# Pneumatic hangman



## davensj (Nov 21, 2012)

This prop was fairly easy to build. It's made with PVC and a 1" stroke cylinder.

Pneumatic hamgman prop


----------



## RoxyBlue (Oct 6, 2008)

Quit being so productive and making the rest of us look like slackers!


Another fine prop in your scare arsenal!


----------



## davensj (Nov 21, 2012)

RoxyBlue said:


> Quit being so productive and making the rest of us look like slackers!
> 
> Another fine prop in your scare arsenal!


LOL, these are so much fun to build! It's hard to stop, haha.


----------



## ouizul1 (May 22, 2010)

Hahaha...excellent! Love the quick action.

Any chance of getting a peek at the linkage? ...for those of us who are not so linkagely gifted?



RoxyBlue said:


> Quit being so productive and making the rest of us look like slackers!
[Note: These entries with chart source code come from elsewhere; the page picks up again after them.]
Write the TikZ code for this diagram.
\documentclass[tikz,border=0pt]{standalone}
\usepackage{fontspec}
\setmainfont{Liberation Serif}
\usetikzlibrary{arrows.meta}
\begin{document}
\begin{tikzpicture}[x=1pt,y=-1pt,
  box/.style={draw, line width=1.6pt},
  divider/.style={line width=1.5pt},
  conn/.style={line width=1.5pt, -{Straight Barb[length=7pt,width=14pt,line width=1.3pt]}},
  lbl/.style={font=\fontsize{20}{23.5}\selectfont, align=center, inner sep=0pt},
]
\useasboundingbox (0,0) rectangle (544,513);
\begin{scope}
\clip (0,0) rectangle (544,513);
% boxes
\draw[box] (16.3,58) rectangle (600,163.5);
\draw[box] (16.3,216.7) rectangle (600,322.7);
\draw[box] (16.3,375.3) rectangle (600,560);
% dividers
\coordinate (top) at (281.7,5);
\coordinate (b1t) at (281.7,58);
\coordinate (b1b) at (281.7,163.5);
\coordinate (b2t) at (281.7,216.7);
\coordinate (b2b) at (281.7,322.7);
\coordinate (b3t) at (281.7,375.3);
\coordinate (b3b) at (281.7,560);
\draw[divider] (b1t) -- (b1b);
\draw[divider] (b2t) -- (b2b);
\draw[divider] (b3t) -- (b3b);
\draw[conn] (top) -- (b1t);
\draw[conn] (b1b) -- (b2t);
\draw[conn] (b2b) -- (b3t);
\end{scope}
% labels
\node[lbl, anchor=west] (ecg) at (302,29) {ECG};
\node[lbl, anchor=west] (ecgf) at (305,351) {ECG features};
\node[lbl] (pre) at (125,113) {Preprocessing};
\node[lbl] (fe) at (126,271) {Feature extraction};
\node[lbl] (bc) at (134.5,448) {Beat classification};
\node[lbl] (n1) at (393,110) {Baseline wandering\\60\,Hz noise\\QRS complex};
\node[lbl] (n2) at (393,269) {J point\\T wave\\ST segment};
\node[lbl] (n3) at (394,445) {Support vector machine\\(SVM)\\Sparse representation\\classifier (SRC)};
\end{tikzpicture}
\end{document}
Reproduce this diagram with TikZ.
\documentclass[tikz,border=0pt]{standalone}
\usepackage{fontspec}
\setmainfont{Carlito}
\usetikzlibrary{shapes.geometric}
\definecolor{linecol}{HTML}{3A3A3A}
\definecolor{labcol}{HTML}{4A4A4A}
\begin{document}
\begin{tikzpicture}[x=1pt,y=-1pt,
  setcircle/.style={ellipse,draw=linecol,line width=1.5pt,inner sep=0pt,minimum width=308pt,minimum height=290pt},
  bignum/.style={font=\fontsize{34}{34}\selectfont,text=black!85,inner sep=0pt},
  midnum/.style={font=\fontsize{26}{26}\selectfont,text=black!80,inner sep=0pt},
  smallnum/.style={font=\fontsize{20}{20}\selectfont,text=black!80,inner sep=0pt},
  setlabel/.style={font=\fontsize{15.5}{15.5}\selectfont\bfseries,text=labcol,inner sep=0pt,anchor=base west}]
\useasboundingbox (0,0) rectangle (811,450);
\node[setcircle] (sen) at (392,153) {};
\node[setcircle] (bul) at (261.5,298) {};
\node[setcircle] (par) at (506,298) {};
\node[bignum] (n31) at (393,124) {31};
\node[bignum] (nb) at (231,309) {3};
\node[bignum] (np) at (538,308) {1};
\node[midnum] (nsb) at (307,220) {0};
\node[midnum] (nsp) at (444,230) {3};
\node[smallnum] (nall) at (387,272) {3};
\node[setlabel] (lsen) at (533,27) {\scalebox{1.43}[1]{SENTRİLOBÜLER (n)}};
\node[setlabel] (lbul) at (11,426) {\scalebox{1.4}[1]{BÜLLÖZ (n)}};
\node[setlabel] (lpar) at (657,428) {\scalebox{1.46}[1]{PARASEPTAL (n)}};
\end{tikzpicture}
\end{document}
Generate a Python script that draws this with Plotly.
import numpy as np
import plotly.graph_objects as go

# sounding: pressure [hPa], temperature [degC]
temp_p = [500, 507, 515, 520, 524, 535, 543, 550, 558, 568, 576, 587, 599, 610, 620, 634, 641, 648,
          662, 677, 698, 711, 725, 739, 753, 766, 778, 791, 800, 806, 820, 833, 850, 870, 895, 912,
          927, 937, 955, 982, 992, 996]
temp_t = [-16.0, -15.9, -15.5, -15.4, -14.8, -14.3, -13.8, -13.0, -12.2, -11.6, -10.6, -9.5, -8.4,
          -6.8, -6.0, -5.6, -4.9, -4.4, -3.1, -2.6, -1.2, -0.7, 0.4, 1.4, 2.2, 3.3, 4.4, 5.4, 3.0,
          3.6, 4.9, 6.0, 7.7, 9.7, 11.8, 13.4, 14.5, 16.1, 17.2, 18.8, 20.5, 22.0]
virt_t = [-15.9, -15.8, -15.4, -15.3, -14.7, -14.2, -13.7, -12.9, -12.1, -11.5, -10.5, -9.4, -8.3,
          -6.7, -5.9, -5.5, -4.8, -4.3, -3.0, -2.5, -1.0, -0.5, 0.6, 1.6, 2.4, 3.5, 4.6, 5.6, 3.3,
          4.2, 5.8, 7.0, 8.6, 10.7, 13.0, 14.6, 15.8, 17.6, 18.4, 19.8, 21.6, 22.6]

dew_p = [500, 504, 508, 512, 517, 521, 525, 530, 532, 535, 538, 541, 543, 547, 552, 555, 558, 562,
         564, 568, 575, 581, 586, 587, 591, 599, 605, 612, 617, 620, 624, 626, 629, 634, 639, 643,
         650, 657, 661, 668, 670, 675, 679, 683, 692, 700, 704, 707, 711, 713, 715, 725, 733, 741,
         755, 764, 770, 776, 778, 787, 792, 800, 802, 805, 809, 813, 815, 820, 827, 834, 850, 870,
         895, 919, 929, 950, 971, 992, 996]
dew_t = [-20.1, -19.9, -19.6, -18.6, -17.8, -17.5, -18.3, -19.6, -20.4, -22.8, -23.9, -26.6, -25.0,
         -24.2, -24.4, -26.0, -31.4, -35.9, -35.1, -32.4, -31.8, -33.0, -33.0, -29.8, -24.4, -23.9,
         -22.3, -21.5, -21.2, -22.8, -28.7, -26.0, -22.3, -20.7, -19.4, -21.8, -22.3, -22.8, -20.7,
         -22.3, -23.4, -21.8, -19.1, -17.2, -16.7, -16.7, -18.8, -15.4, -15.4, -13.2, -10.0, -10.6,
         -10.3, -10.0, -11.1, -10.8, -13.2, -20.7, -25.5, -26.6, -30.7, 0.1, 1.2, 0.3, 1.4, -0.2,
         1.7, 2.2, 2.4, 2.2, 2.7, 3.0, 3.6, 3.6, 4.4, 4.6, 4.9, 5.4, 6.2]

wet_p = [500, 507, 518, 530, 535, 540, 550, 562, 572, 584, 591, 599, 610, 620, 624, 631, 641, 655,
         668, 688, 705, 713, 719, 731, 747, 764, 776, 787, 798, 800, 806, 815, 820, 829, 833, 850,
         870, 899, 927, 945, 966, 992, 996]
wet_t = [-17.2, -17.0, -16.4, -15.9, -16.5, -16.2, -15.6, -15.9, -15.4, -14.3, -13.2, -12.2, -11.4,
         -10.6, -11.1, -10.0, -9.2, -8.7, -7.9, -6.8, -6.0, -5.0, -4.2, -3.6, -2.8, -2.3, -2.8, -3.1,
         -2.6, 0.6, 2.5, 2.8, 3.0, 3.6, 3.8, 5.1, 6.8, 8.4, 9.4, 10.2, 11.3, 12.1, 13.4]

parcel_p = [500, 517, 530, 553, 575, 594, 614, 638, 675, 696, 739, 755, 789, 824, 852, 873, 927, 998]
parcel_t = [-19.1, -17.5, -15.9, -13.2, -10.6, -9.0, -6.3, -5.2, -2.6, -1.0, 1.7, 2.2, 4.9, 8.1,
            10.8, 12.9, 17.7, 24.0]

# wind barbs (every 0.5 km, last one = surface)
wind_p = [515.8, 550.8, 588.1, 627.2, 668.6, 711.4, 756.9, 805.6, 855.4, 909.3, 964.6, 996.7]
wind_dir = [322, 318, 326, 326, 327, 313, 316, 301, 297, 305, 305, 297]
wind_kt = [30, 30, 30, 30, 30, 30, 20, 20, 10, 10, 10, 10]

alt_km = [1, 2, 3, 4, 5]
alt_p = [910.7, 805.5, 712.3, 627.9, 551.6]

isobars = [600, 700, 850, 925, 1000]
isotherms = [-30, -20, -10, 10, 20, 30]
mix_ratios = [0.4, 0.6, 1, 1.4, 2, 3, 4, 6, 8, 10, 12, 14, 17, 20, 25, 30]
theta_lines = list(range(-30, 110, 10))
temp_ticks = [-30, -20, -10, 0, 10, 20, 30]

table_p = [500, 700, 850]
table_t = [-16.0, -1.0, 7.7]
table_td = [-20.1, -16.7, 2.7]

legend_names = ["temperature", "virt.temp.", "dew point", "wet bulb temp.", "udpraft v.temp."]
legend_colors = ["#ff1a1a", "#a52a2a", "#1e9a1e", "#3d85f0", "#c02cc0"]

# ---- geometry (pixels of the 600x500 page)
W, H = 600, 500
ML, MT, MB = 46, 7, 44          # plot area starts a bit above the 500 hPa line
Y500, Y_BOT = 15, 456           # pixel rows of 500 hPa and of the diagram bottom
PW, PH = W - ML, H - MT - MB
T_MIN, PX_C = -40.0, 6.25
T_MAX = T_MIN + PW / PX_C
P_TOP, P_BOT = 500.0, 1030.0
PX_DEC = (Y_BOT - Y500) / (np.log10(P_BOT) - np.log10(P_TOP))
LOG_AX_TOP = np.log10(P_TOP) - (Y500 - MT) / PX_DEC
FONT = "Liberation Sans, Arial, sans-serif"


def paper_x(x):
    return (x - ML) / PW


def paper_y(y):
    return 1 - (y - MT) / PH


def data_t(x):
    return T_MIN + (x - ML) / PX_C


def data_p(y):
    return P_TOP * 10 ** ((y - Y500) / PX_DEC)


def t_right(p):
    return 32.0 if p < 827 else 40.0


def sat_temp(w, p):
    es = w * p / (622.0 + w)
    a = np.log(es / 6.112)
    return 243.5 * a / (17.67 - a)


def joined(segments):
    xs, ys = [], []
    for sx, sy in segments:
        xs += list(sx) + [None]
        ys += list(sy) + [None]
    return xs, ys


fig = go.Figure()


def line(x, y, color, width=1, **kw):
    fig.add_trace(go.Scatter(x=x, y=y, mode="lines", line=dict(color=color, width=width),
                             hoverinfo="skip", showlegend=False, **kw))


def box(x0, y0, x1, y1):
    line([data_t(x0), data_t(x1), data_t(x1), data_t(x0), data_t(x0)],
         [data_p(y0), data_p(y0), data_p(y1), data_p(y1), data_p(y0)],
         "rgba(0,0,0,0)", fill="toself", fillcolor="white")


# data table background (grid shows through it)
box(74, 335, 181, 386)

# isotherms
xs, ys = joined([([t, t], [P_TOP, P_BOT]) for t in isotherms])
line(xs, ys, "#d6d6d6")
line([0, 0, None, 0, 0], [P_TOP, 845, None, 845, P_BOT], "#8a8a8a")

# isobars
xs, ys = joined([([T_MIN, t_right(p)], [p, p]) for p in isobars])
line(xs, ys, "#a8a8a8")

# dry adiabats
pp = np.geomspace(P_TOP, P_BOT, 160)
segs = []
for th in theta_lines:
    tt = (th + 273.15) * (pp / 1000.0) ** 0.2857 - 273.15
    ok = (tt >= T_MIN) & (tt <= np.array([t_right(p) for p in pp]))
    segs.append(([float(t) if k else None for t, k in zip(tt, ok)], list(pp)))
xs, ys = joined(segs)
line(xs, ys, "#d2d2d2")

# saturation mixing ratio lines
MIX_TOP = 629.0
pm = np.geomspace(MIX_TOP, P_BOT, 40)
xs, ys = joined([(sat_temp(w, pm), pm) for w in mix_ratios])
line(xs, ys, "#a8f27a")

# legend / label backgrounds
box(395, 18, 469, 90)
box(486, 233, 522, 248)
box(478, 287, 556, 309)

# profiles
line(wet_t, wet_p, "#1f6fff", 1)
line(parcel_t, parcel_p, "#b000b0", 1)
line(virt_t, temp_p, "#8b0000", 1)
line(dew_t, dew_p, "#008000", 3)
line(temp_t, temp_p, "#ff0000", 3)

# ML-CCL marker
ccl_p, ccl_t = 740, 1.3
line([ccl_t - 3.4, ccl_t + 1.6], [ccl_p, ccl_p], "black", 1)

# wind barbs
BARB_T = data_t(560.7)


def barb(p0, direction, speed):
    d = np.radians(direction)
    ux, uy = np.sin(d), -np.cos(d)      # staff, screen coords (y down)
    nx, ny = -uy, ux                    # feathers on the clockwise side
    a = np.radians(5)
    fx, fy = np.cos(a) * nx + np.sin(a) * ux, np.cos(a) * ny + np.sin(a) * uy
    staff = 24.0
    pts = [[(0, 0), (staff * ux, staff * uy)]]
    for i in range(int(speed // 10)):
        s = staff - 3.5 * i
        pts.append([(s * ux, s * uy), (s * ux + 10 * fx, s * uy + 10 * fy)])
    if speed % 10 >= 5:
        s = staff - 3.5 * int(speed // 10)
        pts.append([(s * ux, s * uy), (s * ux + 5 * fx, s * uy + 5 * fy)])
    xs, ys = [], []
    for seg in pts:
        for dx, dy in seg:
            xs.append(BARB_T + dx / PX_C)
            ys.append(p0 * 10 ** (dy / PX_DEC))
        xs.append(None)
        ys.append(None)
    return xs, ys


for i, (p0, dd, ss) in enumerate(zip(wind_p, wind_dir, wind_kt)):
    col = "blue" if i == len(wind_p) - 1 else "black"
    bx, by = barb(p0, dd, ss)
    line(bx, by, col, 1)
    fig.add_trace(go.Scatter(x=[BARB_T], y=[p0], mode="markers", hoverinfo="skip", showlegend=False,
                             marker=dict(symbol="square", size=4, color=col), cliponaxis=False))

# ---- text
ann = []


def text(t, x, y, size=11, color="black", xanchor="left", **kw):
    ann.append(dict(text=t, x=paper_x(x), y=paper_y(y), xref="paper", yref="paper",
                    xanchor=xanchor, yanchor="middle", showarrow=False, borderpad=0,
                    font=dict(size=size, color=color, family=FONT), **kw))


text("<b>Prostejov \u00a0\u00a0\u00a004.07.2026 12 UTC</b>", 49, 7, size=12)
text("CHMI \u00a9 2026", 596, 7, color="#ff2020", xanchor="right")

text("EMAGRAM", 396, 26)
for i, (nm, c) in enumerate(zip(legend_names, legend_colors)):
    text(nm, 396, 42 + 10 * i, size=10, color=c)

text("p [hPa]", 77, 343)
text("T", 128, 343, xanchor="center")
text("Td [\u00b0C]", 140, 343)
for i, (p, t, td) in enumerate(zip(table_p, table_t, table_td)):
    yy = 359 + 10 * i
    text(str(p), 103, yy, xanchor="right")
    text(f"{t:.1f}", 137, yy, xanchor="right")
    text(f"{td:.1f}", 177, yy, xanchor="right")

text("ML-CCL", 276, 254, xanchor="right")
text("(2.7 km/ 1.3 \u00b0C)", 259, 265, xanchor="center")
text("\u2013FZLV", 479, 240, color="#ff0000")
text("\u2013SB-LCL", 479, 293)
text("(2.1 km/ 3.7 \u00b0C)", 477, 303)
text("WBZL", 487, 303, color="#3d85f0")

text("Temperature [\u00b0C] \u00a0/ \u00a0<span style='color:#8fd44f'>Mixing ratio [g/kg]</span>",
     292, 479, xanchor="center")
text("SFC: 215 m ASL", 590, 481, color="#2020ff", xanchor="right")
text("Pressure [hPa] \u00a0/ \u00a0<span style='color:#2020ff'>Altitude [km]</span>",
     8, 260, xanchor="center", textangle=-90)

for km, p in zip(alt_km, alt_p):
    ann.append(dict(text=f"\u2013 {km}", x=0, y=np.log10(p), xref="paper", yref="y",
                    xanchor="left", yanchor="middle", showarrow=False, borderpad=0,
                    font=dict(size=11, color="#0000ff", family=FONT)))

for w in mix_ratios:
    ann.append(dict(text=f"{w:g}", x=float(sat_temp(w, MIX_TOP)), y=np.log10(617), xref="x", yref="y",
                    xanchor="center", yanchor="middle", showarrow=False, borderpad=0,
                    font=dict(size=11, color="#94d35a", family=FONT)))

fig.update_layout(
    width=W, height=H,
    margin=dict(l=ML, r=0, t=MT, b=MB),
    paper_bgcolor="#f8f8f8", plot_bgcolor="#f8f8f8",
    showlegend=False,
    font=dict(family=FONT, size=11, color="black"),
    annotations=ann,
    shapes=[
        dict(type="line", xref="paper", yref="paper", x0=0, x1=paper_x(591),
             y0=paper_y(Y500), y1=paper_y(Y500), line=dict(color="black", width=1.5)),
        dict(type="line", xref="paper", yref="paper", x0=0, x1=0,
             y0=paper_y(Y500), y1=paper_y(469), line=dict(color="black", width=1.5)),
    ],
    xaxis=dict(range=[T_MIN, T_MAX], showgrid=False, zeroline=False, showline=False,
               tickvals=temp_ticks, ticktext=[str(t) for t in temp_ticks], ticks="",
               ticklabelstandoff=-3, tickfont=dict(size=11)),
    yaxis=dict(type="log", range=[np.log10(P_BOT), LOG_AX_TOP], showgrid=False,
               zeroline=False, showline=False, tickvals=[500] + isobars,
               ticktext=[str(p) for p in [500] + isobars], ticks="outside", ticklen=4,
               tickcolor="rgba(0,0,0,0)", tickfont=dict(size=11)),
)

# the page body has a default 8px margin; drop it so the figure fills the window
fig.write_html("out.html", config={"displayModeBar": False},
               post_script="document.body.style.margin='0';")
Umm...some of us look like slackers because we are slackers. I personally prefer to go by the term goldbrick.


----------



## niblique71 (Dec 2, 2009)

I love it... Great movement


----------



## davensj (Nov 21, 2012)

niblique71 said:


> I love it... Great movement


Thank you for the feedback. It was fun to build


----------